Concurrently, Donald Trump’s announcement of a 50% copper tariff introduces a second layer of pricing distortion. While aimed at reshoring critical mineral supply chains, the move has sent copper prices to record highs and signaled a potential return to aggressive trade barriers across metals and energy infrastructure inputs. The implications extend beyond copper: energy sector capital planners are recalculating costs for grids, EVs, and refining upgrades—all of which depend on metal flows.

Price action this week included a technical short-covering rally as Brent crossed the US$70 psychological resistance level. While such behavior is typical of speculative markets, it now reflects something more enduring. With refinery margins surging—the diesel crack spread is at its highest since March—traders are not just exiting shorts. They are repositioning around a supply chain that can no longer assume uninterrupted passage or price-stable inputs.

This realignment is occurring in the context of falling US crude inventories. Forecasts suggest another 2.1 million barrel draw, the sixth in seven weeks. This pattern—repeated depletion without production offset—signals that supply buffers are thinning, and that volatility may become embedded rather than episodic. Crucially, these dynamics are unfolding despite Opec+ plans to increase output by 548,000 barrels per day in August. That increase, once considered bearish, is now perceived through a different lens: as an uncertain counterweight to logistics instability. The market is no longer pricing barrels. It’s pricing risk.
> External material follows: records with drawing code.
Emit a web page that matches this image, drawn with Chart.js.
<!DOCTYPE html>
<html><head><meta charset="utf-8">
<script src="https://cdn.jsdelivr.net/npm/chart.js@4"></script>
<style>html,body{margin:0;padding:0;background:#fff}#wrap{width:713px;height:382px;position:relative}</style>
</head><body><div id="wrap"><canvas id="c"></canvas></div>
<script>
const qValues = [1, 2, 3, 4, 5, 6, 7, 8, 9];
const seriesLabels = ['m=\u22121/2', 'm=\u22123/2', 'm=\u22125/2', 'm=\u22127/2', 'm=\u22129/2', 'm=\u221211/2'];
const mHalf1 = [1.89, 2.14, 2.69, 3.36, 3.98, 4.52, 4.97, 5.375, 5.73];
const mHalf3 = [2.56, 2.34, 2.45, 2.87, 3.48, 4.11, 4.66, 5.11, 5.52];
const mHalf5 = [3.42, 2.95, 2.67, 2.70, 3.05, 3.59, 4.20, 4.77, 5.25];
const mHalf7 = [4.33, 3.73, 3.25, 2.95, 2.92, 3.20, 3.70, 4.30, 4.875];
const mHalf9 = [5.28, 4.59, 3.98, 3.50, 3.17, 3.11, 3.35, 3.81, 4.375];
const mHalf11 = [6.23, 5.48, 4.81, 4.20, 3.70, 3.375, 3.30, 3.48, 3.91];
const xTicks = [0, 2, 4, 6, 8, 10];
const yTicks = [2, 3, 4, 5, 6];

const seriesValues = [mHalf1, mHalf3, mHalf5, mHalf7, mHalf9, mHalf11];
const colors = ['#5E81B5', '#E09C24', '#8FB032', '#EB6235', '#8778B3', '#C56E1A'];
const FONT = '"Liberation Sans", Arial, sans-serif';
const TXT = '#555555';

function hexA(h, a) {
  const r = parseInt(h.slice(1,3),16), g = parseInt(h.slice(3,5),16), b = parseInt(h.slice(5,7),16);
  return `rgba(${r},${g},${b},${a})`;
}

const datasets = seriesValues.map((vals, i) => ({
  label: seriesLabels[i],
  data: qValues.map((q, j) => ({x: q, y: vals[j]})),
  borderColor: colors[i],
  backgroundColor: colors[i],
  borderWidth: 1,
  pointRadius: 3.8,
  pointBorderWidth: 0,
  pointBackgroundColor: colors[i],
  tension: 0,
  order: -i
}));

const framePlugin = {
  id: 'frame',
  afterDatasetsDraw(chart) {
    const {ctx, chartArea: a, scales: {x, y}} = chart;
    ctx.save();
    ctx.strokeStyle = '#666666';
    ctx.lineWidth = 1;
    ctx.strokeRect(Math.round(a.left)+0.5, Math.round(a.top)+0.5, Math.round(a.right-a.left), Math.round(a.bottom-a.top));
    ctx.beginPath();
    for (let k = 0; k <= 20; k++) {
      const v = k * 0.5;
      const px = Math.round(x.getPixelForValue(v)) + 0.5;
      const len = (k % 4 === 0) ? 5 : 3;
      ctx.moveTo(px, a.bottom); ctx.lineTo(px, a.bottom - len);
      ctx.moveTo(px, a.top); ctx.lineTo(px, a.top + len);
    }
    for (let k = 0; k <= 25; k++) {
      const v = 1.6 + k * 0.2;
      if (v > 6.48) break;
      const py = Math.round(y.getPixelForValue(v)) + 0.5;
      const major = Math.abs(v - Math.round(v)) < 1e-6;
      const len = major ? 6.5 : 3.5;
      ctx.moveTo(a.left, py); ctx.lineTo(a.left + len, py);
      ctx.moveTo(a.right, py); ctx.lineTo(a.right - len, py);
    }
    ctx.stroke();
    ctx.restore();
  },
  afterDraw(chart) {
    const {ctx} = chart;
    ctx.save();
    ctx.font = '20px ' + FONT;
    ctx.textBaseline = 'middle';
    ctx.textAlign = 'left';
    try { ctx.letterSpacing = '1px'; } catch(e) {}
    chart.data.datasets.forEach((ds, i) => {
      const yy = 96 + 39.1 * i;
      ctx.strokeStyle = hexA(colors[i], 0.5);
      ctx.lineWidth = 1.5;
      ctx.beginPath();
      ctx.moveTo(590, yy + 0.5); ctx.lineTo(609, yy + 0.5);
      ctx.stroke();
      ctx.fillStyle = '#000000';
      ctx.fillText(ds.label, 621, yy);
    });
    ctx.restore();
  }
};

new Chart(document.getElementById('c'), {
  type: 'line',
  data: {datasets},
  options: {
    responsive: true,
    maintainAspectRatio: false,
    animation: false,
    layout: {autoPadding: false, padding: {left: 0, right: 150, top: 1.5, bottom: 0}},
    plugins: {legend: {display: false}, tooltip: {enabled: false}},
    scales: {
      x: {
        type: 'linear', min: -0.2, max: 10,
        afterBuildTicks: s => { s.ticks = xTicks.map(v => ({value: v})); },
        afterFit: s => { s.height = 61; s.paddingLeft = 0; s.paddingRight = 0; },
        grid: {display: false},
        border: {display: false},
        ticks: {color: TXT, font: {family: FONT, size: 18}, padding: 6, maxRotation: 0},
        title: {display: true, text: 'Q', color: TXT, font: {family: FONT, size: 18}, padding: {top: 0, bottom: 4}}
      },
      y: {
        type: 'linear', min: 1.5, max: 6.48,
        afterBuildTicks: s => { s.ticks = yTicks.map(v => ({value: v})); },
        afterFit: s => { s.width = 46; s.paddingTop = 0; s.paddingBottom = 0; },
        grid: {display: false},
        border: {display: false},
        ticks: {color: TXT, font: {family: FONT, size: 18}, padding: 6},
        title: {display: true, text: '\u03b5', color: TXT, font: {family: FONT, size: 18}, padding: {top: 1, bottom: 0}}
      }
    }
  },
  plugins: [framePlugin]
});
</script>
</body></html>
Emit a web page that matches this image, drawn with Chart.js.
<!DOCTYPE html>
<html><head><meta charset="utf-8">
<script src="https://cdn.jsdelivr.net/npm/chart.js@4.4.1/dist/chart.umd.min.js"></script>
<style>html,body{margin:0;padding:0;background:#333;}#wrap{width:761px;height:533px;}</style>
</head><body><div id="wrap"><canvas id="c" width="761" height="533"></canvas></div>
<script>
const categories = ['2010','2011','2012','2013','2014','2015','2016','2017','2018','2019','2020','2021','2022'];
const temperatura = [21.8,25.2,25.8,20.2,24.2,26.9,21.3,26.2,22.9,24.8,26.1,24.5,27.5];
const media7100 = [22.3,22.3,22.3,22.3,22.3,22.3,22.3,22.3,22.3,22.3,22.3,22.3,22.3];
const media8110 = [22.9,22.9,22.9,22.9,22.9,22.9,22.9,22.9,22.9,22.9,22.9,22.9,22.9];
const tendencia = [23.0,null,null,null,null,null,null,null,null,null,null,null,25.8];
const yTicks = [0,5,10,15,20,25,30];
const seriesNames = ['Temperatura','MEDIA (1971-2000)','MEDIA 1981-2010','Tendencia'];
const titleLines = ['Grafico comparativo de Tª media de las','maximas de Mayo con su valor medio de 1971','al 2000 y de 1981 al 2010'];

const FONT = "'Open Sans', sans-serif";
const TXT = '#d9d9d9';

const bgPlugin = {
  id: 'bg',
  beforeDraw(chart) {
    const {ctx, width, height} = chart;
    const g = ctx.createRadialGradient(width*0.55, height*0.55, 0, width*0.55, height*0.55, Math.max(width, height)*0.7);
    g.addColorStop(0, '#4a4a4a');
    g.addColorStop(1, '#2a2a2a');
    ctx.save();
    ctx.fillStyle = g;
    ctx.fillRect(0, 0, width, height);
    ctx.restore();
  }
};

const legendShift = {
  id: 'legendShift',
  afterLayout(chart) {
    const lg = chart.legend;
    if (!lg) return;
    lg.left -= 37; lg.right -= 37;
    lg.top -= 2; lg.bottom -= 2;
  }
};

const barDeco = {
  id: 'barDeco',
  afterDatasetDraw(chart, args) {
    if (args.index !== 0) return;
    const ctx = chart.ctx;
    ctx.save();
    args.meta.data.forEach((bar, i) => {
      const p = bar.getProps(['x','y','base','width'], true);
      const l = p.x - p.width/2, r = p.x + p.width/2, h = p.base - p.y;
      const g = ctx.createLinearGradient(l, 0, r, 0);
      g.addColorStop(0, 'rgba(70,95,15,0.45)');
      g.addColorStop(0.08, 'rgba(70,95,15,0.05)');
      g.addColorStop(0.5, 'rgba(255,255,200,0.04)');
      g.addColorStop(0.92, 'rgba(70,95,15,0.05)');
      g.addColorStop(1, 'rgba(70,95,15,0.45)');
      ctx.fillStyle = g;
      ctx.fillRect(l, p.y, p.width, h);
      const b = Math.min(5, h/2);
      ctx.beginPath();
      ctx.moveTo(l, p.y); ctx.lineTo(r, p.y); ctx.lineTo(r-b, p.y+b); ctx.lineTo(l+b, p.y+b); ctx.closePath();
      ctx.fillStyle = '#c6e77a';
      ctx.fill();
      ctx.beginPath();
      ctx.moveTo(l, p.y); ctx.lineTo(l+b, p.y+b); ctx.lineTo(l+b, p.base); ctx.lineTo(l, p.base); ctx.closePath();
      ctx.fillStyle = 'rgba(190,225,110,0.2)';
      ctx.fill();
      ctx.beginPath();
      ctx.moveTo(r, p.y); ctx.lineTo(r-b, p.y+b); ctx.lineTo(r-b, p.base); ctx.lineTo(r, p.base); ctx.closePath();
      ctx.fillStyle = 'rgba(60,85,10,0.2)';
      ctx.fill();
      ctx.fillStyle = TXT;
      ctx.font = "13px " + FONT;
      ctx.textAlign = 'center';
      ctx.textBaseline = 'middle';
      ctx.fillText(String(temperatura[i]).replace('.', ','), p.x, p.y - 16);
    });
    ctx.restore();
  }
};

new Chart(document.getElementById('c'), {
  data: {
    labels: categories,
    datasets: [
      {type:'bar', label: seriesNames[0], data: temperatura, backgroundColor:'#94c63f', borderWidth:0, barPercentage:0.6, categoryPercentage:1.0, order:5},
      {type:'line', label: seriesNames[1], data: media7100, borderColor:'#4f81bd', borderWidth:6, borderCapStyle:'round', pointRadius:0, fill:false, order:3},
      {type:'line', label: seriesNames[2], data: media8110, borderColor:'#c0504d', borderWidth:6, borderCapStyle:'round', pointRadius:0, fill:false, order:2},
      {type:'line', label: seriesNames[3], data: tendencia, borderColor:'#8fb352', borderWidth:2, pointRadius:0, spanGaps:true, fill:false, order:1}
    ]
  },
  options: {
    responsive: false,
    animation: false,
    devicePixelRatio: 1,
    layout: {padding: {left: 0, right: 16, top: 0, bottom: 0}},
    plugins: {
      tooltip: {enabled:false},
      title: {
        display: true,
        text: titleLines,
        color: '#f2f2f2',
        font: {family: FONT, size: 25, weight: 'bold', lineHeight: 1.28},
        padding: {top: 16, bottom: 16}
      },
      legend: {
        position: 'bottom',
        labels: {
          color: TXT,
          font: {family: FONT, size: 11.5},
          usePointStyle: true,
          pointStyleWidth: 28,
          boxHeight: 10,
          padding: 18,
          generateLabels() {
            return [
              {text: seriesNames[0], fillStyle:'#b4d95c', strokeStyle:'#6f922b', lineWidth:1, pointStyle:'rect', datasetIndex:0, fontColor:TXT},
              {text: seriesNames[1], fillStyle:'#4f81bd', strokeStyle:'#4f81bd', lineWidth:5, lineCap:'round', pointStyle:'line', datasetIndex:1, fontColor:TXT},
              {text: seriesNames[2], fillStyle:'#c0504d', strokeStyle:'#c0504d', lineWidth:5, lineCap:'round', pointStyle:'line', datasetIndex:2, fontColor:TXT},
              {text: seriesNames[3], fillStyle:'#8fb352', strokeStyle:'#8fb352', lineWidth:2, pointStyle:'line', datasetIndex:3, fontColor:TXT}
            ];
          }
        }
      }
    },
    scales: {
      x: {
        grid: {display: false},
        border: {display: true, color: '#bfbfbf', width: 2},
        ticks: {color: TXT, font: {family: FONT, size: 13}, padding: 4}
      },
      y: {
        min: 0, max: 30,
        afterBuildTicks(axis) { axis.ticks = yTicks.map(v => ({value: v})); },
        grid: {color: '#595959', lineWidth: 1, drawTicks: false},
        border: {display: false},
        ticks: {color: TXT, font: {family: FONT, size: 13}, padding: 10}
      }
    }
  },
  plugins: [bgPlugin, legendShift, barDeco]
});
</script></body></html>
The implication for capital allocators is clear: freight security and regulatory stability have become as important to pricing as production data or storage levels. Sovereign funds, institutional managers, and commodity-linked portfolios are being forced to reweight exposure—not based on energy demand forecasts, but on the reliability of the infrastructure connecting supply to demand.

Red Sea disruption has created a two-tier routing model. Vessels willing to assume security risk reap shorter delivery times; others absorb delay and cost to preserve safety. This bifurcation is being mirrored in capital markets: strategies that once favored liquidity and speed are shifting toward durability and optionality.

Policywise, there is no coordinated regulatory or maritime response that offers near-term resolution. Insurance markets are adapting unilaterally. Refiners are passing on costs. And institutional investors are demanding more aggressive risk-adjusted returns to justify continued commodity exposure.

This moment is not about oil. It’s about trust—specifically, the erosion of trust in trade infrastructure and cross-border policy predictability. When copper tariffs can be announced in a speech, when shipping routes can be shut down by drones, and when production forecasts shift with minimal political pushback, volatility becomes endogenous.

In this environment, oil price volatility doesn’t reflect just market sentiment. It reflects system design. Capital is not merely flowing in response to prices—it’s flowing in search of policy reliability, logistical continuity, and geopolitical insulation.

This spike in oil prices is not a commodity rally. It is a risk premium realignment. Each move upward reflects not exuberance, but caution. Not strength, but fragility.

Capital is watching not for output data—but for signs that the system connecting production to consumption can still be trusted. Until that trust is restored, volatility will remain the price of exposure. And oil, once a benchmark of industrial optimism, now stands as a barometer of how brittle our global linkages have become.